Exercise description:
Leave out the pictures and print only the lines from the one with "Give me the" through the one with "const sections = [1, 2, 3];", exactly as they are.

Records for the exercise:
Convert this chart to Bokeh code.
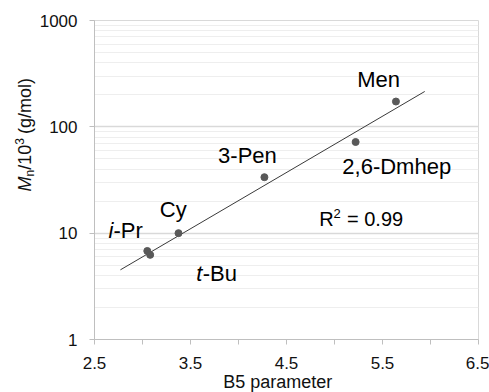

* * *

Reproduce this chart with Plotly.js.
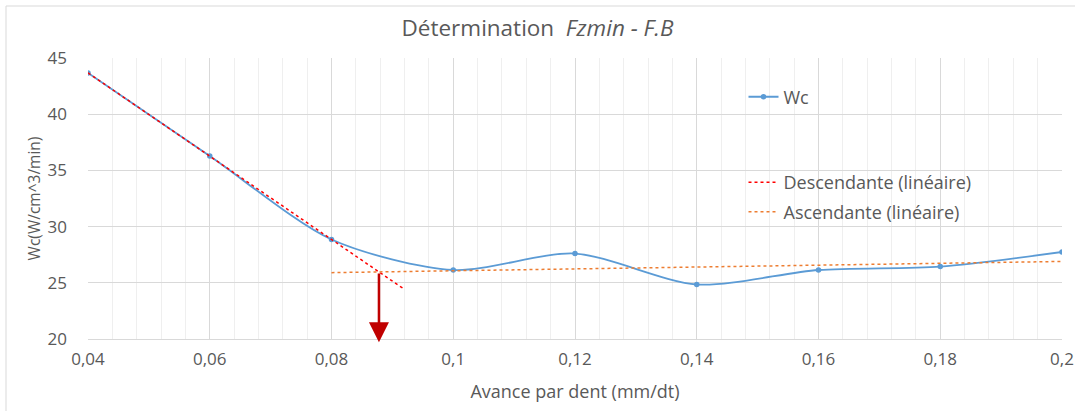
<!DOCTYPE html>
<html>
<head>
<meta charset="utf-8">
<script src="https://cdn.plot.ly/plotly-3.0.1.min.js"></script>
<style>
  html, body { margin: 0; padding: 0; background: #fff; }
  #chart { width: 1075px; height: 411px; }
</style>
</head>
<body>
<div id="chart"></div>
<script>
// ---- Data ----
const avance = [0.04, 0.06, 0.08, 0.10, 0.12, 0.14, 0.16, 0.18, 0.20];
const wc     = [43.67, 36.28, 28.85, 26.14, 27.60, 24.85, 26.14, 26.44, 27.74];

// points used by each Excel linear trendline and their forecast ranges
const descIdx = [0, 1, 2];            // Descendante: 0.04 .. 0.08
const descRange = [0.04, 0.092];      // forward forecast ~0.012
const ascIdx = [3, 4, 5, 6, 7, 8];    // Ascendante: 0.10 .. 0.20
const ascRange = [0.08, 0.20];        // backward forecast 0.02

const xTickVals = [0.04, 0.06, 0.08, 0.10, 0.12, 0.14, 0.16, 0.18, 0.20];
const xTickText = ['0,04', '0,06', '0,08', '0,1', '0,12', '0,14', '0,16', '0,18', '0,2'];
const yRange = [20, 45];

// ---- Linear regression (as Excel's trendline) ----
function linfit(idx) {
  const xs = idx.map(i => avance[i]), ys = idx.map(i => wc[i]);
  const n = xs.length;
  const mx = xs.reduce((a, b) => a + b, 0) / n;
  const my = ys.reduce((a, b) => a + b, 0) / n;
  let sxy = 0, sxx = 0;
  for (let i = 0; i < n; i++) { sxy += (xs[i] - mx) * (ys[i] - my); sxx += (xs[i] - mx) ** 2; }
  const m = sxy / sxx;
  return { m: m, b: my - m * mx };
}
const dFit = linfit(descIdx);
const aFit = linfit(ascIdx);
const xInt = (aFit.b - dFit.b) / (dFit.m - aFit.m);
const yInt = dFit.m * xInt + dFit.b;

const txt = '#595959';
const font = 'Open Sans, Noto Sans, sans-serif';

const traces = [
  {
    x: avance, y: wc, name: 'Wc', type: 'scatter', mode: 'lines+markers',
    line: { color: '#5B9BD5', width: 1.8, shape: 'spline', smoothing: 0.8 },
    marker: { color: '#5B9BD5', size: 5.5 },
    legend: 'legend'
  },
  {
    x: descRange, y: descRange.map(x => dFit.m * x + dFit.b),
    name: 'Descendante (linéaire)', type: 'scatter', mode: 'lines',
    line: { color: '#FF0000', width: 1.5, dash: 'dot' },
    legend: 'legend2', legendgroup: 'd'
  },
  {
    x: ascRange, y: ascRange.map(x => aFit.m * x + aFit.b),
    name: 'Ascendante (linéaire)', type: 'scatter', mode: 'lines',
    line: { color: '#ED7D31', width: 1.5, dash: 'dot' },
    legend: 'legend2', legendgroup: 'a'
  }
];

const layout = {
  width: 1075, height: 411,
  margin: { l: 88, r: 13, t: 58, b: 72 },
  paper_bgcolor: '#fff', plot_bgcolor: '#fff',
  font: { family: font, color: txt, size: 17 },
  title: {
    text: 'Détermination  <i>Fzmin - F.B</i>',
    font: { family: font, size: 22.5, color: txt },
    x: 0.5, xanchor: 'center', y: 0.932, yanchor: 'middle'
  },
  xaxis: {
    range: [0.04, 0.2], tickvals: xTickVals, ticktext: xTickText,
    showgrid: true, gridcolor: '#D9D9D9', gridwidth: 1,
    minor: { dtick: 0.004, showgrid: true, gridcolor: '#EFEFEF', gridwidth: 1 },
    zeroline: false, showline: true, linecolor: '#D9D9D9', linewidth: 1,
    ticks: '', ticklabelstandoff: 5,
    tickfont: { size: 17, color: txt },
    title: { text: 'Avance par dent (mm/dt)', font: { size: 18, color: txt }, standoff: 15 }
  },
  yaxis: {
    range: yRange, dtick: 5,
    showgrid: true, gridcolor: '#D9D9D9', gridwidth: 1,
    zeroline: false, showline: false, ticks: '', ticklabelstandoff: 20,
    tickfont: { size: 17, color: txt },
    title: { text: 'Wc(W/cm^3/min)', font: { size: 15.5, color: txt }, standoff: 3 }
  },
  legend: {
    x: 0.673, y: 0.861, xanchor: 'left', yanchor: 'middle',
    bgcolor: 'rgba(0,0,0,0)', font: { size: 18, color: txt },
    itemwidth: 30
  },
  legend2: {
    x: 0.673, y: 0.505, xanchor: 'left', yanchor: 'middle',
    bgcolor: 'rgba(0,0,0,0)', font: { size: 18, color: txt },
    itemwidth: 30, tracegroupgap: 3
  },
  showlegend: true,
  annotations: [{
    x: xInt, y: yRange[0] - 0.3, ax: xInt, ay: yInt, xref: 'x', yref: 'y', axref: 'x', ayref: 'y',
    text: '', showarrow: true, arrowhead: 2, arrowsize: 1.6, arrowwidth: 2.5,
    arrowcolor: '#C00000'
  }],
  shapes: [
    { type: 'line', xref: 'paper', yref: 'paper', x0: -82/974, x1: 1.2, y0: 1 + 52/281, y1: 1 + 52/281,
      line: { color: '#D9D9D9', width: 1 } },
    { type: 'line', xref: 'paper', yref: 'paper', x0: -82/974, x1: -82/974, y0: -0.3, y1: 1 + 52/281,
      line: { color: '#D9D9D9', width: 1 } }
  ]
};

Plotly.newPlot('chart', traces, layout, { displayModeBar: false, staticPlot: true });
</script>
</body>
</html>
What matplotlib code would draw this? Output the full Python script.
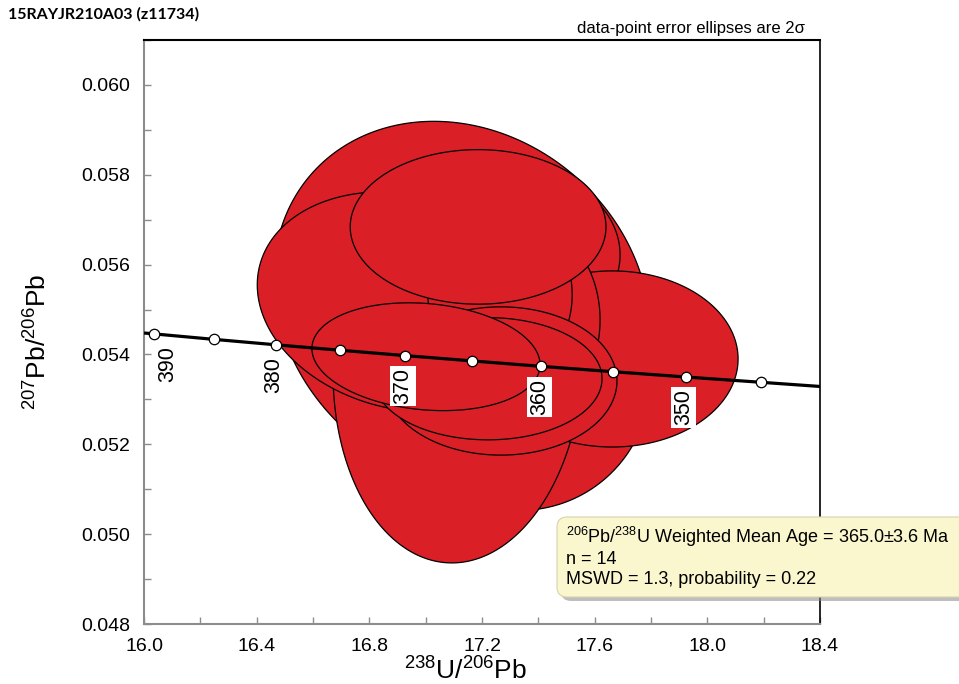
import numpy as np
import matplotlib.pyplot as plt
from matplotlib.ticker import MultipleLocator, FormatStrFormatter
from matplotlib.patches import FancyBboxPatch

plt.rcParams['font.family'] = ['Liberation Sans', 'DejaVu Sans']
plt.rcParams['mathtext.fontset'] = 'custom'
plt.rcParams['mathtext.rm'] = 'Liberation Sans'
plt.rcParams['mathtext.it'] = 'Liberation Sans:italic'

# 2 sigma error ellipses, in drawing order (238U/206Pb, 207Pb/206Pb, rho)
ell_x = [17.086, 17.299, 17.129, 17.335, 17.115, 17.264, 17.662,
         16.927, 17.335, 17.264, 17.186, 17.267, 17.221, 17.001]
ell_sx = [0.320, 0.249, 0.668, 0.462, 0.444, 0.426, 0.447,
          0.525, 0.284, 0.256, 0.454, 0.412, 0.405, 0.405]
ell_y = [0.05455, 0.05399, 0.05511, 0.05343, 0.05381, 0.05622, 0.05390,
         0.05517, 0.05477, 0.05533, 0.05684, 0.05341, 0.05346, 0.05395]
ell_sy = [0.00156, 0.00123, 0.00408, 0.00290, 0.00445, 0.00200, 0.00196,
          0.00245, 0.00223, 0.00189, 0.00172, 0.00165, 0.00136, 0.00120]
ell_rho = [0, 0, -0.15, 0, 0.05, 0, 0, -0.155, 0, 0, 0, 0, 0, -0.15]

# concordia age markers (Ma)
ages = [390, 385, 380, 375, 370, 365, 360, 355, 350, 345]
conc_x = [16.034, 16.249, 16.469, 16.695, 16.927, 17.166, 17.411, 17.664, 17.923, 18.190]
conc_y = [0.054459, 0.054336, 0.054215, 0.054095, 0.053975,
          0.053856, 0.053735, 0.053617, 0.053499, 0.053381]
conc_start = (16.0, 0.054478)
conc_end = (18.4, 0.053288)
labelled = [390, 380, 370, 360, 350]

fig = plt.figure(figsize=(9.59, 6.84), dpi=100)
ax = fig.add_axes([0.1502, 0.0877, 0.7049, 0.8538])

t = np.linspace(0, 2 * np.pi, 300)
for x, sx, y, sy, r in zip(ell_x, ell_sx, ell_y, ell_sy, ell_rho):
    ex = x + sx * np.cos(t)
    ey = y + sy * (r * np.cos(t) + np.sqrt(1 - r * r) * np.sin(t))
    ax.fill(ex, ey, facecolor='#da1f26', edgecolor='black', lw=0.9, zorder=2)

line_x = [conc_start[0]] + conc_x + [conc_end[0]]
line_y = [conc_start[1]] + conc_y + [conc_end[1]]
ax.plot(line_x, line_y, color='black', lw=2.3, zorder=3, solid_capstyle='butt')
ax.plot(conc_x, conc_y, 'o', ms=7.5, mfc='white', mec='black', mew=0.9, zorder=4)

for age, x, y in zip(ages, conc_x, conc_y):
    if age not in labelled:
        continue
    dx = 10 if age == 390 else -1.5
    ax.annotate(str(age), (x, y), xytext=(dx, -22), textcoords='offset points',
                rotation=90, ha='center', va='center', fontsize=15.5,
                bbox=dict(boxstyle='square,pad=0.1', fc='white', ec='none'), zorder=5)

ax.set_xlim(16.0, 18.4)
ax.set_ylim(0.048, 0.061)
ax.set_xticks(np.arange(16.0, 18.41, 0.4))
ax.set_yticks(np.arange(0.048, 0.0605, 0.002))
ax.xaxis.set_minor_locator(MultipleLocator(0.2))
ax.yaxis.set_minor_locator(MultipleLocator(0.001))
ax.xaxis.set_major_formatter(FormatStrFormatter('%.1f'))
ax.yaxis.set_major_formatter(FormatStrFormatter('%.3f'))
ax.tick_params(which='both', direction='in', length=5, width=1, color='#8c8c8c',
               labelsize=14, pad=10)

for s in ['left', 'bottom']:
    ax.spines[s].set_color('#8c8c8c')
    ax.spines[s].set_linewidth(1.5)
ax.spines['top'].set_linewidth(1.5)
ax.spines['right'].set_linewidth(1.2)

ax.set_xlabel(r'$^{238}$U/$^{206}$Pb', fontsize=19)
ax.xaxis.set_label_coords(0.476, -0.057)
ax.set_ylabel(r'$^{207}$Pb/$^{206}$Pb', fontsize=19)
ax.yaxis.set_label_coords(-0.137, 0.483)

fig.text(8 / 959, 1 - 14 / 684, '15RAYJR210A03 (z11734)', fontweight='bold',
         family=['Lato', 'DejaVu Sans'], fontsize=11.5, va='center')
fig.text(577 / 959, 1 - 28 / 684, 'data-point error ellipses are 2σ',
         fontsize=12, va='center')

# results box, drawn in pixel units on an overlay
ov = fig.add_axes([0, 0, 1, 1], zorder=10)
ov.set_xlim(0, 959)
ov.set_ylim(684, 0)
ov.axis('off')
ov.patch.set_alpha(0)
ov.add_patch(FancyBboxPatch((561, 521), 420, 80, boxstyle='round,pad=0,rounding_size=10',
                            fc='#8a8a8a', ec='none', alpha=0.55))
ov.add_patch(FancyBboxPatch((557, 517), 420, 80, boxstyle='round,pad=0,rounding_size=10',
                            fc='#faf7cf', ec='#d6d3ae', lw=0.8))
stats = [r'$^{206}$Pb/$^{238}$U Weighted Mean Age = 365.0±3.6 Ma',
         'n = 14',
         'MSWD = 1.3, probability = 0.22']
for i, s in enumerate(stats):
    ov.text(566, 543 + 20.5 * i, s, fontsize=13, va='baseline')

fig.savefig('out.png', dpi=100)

==

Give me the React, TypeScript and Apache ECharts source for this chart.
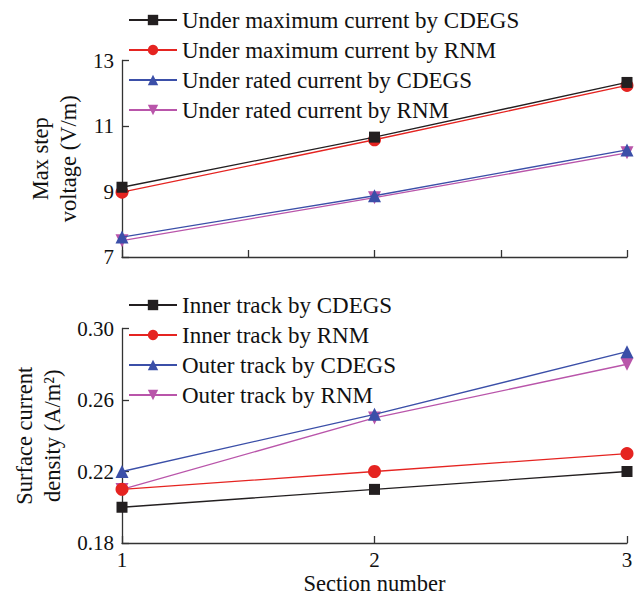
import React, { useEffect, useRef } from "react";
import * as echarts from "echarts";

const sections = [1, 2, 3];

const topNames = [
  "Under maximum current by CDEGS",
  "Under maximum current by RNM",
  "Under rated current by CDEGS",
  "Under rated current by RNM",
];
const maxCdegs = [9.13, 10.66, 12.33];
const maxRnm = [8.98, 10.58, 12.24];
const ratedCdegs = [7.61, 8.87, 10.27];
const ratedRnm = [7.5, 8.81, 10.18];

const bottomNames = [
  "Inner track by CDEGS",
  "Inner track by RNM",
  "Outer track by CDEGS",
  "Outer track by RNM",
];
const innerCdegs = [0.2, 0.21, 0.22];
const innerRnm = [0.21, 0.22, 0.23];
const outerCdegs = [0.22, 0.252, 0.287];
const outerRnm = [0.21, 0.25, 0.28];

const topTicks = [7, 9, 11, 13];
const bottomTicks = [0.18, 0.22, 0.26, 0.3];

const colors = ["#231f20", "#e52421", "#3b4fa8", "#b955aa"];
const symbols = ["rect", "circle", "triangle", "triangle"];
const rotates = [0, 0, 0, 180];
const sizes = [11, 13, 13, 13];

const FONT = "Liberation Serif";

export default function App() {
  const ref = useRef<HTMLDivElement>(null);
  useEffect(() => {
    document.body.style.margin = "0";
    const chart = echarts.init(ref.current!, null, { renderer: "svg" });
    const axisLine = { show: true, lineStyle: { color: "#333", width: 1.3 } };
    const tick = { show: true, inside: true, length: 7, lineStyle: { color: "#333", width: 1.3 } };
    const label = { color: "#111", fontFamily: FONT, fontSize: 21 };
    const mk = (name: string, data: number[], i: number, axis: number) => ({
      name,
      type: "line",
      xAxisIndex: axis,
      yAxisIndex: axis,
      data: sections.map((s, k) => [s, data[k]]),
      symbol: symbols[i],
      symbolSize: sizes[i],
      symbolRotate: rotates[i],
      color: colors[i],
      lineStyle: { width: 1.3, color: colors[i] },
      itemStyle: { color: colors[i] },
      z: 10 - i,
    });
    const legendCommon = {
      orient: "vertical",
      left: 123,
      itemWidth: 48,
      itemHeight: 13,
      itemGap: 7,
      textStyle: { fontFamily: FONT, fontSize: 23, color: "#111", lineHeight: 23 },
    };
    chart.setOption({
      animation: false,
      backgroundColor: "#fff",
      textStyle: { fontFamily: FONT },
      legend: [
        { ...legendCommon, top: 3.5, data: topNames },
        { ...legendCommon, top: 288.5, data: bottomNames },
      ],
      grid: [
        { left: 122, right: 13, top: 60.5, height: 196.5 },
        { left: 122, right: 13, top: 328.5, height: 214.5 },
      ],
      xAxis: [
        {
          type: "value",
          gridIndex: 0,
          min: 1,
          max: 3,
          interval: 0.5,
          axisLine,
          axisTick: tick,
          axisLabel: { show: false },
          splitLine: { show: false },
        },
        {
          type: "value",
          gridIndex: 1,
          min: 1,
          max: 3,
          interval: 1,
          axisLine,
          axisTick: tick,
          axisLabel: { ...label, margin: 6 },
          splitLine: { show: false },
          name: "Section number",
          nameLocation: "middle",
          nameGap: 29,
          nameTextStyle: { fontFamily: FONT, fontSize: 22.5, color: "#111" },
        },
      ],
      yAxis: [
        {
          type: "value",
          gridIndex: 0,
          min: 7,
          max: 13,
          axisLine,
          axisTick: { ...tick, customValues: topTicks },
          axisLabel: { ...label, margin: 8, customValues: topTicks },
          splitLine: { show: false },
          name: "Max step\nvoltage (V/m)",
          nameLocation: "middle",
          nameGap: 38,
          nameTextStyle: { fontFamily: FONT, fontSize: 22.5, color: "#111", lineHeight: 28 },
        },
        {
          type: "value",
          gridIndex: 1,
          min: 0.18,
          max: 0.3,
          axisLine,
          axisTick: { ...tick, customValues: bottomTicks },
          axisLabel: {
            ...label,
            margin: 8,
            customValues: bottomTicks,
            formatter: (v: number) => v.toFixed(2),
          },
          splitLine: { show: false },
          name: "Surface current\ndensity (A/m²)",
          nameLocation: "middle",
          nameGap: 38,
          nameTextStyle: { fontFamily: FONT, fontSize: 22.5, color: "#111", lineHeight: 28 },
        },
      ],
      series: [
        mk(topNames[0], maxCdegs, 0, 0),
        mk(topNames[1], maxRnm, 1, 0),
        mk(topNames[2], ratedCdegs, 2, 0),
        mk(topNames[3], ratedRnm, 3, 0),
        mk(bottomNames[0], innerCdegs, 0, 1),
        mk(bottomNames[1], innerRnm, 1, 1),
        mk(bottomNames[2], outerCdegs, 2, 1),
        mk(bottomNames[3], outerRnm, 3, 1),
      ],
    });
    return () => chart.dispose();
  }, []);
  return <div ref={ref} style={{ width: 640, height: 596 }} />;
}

Solution for this task:
Give me the React, TypeScript and Apache ECharts source for this chart.
import React, { useEffect, useRef } from "react";
import * as echarts from "echarts";

const sections = [1, 2, 3];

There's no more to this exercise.